Stimulus

John Robson, on media coverage of the death of Jim Flaherty:

As soon as they heard he was dead, pundits and politicians started chirping that he was worthy of praise because he was a Tory who, when the chips were down, admitted liberals were right all along.

Our kind of guy. One who knows conservatism is just mouth noise to soothe and deceive the ignorant and the angry.

Behind the mahogany and brass doors of official Ottawa we’re all Keynesians, now and forever.

What accounts for the passionate, almost desperate desire to believe in Keynesian economics among the intelligentsia and the dumb people who imagine themselves to be part of the intellegensia (read: most of the press)?

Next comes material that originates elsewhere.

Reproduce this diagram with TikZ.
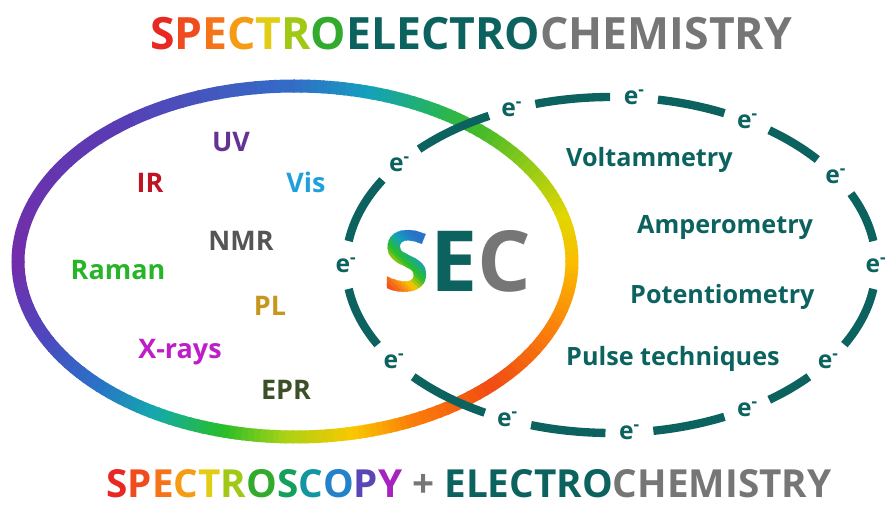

When it comes to the Tories themselves, I wonder. Have they been converted, deep down, to the belief that government spending is the headwater from which all prosperity flows? Or is it all a cynical act? Maybe they know that the economy isn’t the sort of thing that can be aroused to full tumescence by vigorous action, that even if all that stimulus might feel good for a time, it ultimately doesn’t accomplish much and just leaves a mess to clean up afterwards, but for all that, if the public demands action and plans, then “action plans” they shall have. (I suppose that to even pose the question might presume politicians are capable of a more philosophical frame of mind than many in fact are.)

The Tories, to their partial credit, are cleaning up most of the mess they made of the public finances, but do they really believe all the self-serving rhetoric about how it was their wise and pragmatic, even inspired leadership that saved the world’s economy from certain doom?